Sócrates, passeando nos arredores de Atenas, com Glauco, irmão de Platão, escutou dele uma história. Era sobre um pastor que havia encontrado um anel e, ao colocá-lo no dedo, percebeu que se tornara invisível aos olhos dos outros. Ambos, então, seguiram filosofando durante longas horas sobre os desdobramentos éticos dessa história. Nenhum dos dois, no entanto, deu-se conta de que as mulheres e os escravos eram invisíveis na Grécia. Veja como a ética, mesmo entre seus precursores, também pode ser incoerente e sectária.
Se até o venerável Sócrates era vítima de suas miopias, quanto mais nós, seres comuns, ocupados com as miudezas e as mesquinharias do cotidiano, sem tempo para filosofar. Nessa vida mais de reação do que de reflexão, deixamos de enxergar muitas coisas, vítimas de nossa cegueira.
Desenvolver um olhar consciente – essa capacidade de revelar o velado – é, sem dúvida, um dos mais significativos desafios humanos.
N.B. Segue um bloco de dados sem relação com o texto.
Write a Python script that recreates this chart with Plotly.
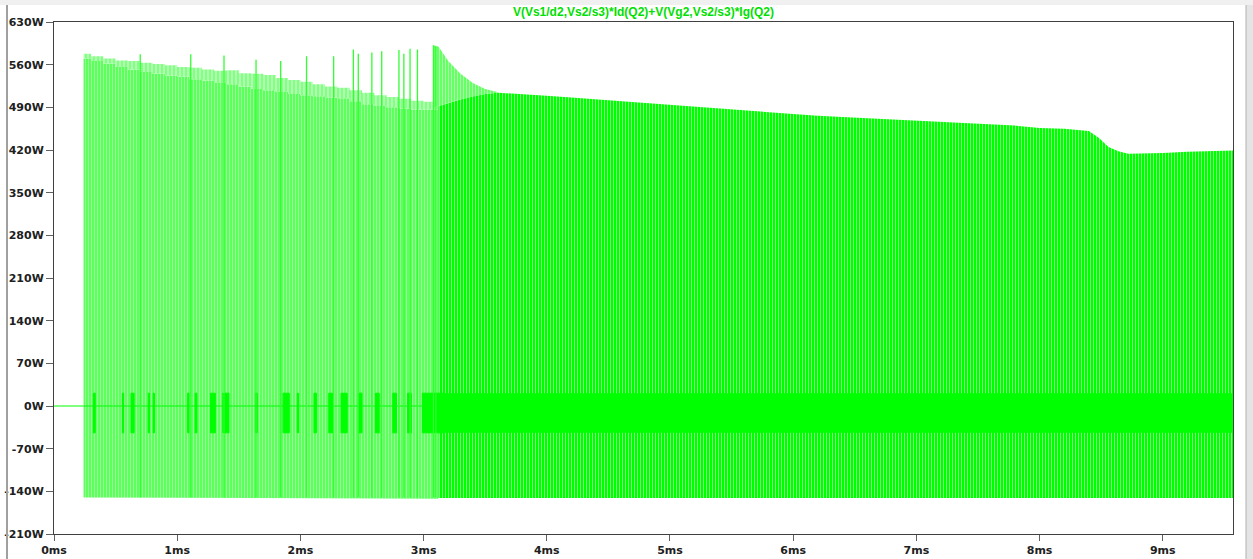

Viktor Frankl, psiquiatra austríaco, chama de “percepção mais abrangente” essa qualidade de olhar que examina o texto sem perder de vista o contexto.
O olhar consciente implica atenção reorientada que nos capacita a ver coisas antes invisíveis. Coisas que até parecem novas, embora estivessem presentes no mundo há milênios.
Uma maneira de desenvolver o olhar consciente ou a percepção mais abrangente é o distanciamento. Sem tomar distância da realidade, enxergamos apenas o texto e perdemos de vista o contexto. Mas é exatamente o contexto que nos oferece os fundamentos e os significados daquilo que enxergamos.
Vivemos em um momento de muitas notícias falsas – as chamadas e famigeradas fake news – em que frases e imagens são deslocadas de seu contexto, perdendo seus fundamentos e significados. Assim, descaracterizadas, são utilizadas tendenciosamente para gerar outros contextos, falsos e fantasiosos.
Sem distanciamento, deixamos de observar a perspectiva adequada para captar a realidade e discernir sobre quais serão nossas escolhas, decisões e atitudes a partir dessa compreensão. A percepção correta gera a compreensão correta que gera a ação correta.
O que nos faz especiais como humanos é essa capacidade de distanciar-nos, de separar-nos do conjunto, de nos tornarmos espectadores. Perceba que não se trata de algo físico, mas mental, que inclui distanciar-nos também das próprias crenças, ideias e opiniões para agir, em seguida, como atores conscientes e responsáveis.